Halverwege de voorstelling gaat Igone de Jongh op de rand van het podium zitten, om haar enthousiasme te delen dat ze weer mag optreden. Het publiek wordt welkom geheten en mag zelfs vragen stellen. ‘Nederlands prima ballerina danst haar persoonlijke verhaal’: zo luidt de aankondiging van de voorstelling Igone de Jong – I. De ‘I’ (één) impliceert dat er meer uitvoeringen komen. 

De Jongh (42), voormalig stersolist bij Het Nationale Ballet, geeft als antwoord op de vraag of ze heimwee naar het ensemble heeft: ‘Ik heb mijn ziel en zaligheid gelegd in Het Nationale Ballet, maar nu werd het tijd dat ik op eigen benen ging staan.’ Ze wil ’te voorschijn komen achter dat kleine poppetje op het podium en rechtstreeks contact hebben met mijn toeschouwers’.

Haar man Thijs Römer schreef verbindende teksten die als voice-over klinken. Er is live muziek door piano, viool en fagot. De drie musici (in wisselende bezetting) zitten in een soort doorzichtige wereldbol, van de hand van decorontwerper Jantje Geldof. Operazanger Walther Deubel zorgt voor enkele fijne aria’s, zoals ‘La donna è mobile’.

In de regie van Ruut Weissman is I een raamvertelling waarin De Jongh hardop droomt over een nieuw leven in Italië, in Toscane, waar ze pasta kan koken en wijn kan drinken. In de dans ‘The Theory of Letting Go’ van choreografen Sasha Riva & Simone Repele verbeelden De Jongh en de twee dansers die haar begeleiden, Aleksey (Alexis) Tutunnique en Stanislav Olshanskyi, het nemen van afscheid. Zij, in prachtige rode jurk gekleed van ontwerper Sabine Snijders, draagt een koffer mee, het ultieme beeld van afscheid. De beide dansers wervelen om haar heen. Ze laat zich nu eens in de armen van de een dan van de ander vallen, alsof ze aldoor aarzelt.

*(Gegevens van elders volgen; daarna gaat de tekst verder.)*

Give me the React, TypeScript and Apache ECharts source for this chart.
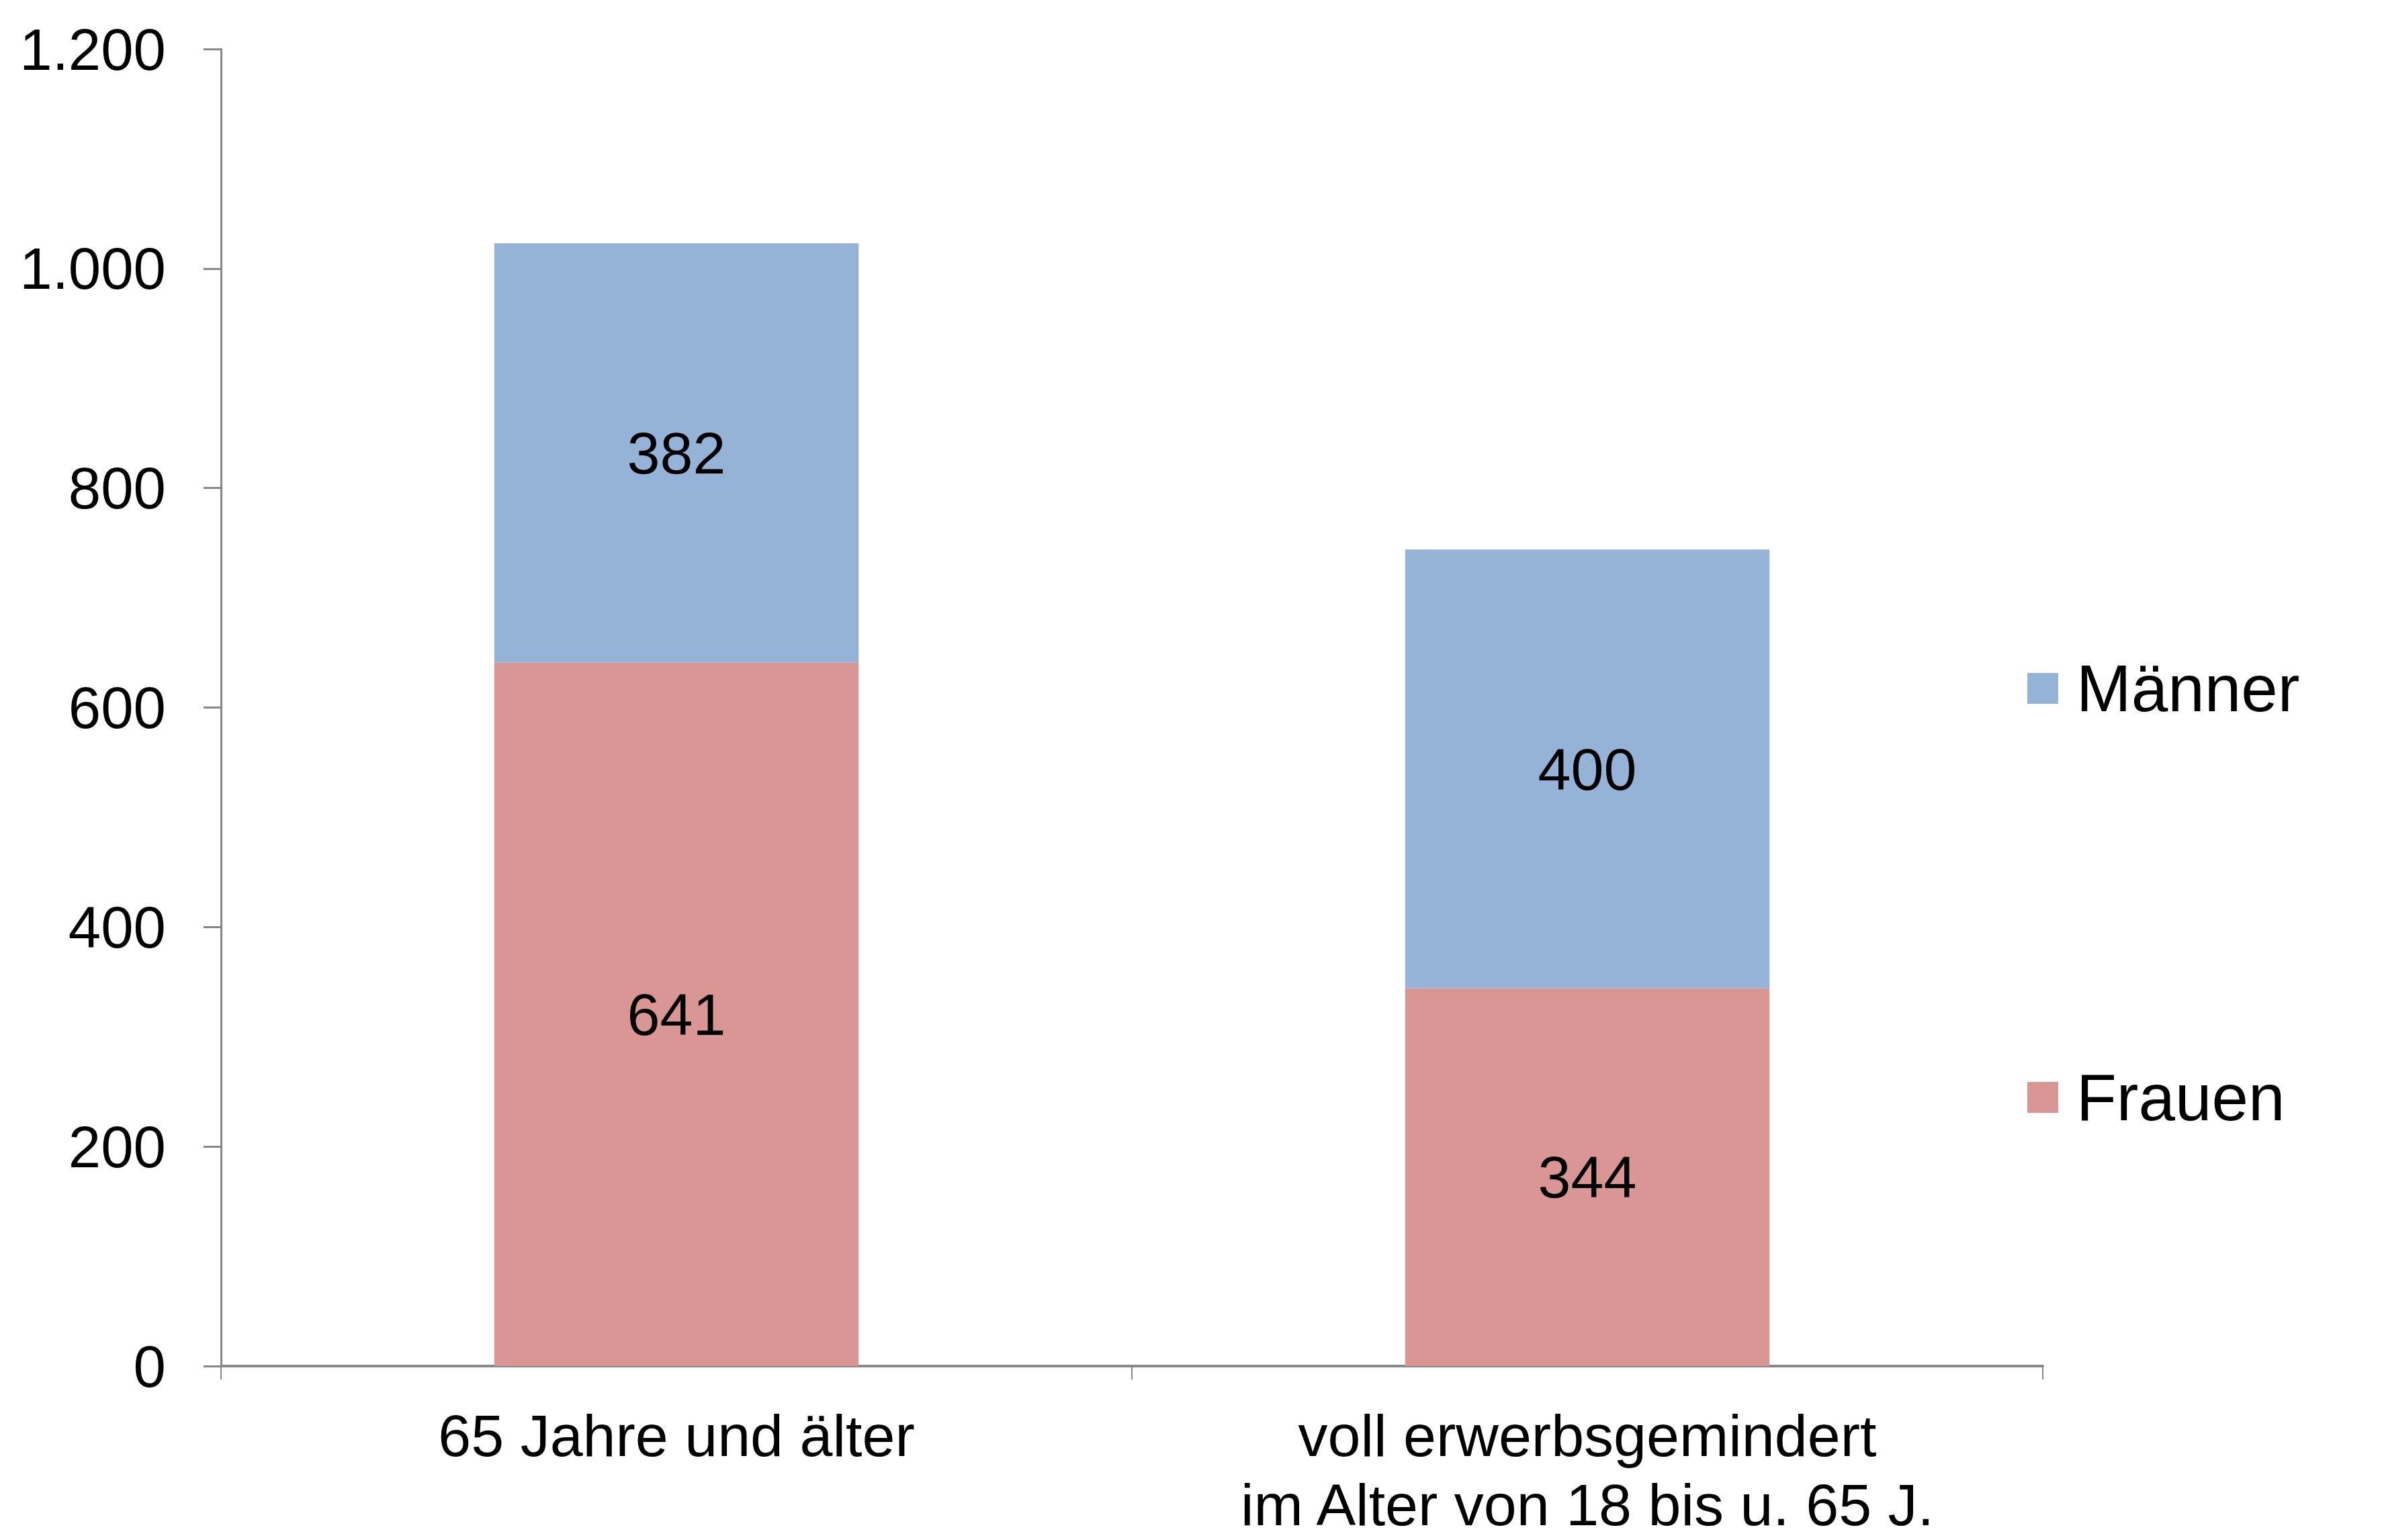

Opvallend is een intens gebruik van haar armen, die zwaaien en zweven om haar heen, zoeken de hoogte op, reiken naar de verte. Dromen, daarover gaat de tekst van Römer en een gedicht dat dansers Tutunnique en Olshanskyi voorlezen, in hun moedertaal het Oekraïns. ‘Het is moeilijk voor ons nu hier te zijn terwijl ons land zich bevindt in een complexe politieke situatie’, zegt Tutunnique.

Igone de Jongh – I  is een prachtige, stijlvolle en in esthetisch opzicht volmaakte mix van klassiek en hedendaags ballet. In de choreografie van Michel Fokine danst De Jongh in het begin ‘De stervende zwaan’ op cellomuziek van Camille Saint-Saëns. Deze choreografie uit 1905 is een excellente pas seul, oorspronkelijk gemaakt voor danseres Anna Pavlova. Tweemaal danst De Jongh dit ballet, in het begin en dan draagt ze de klassieke witte tutu. En aan het slot, gekleed in het rood, als het vertrek naar Italië definitief lijkt.

Choreograaf Pim Veulings schreef de beeldschone dans ‘Loren Solo’, op muziek van Sebastiaan Veulings. In krachtige beeldtaal en energieke dansbewegingen brengt De Jongh poëzie op de bühne. Er schuilt ook humor in de voorstelling. Het Oekraïense duo brengt met ‘Macho’, ook van Veulings, een stoere uitbeelding van twee mannen die elkaars gedrag weerspiegelen.

Dat de klassieke dans voor De Jongh nog altijd van grote betekenis is, laat ze zien met de ‘Pas de deux’ uit Giselle, samen met Tutunnique: volkomen in stijl, en het is even elegant als expressief. Deze dans uit 1841 op muziek van Adolphe Adam en choreografie van Jean Coralli en Jules Perrot is nog altijd als gloednieuw. En zo danst Igone de Jongh ook. ‘U bent ontroerend’, zei een mevrouw uit het publiek tijdens het gesprek. Waarvan acte.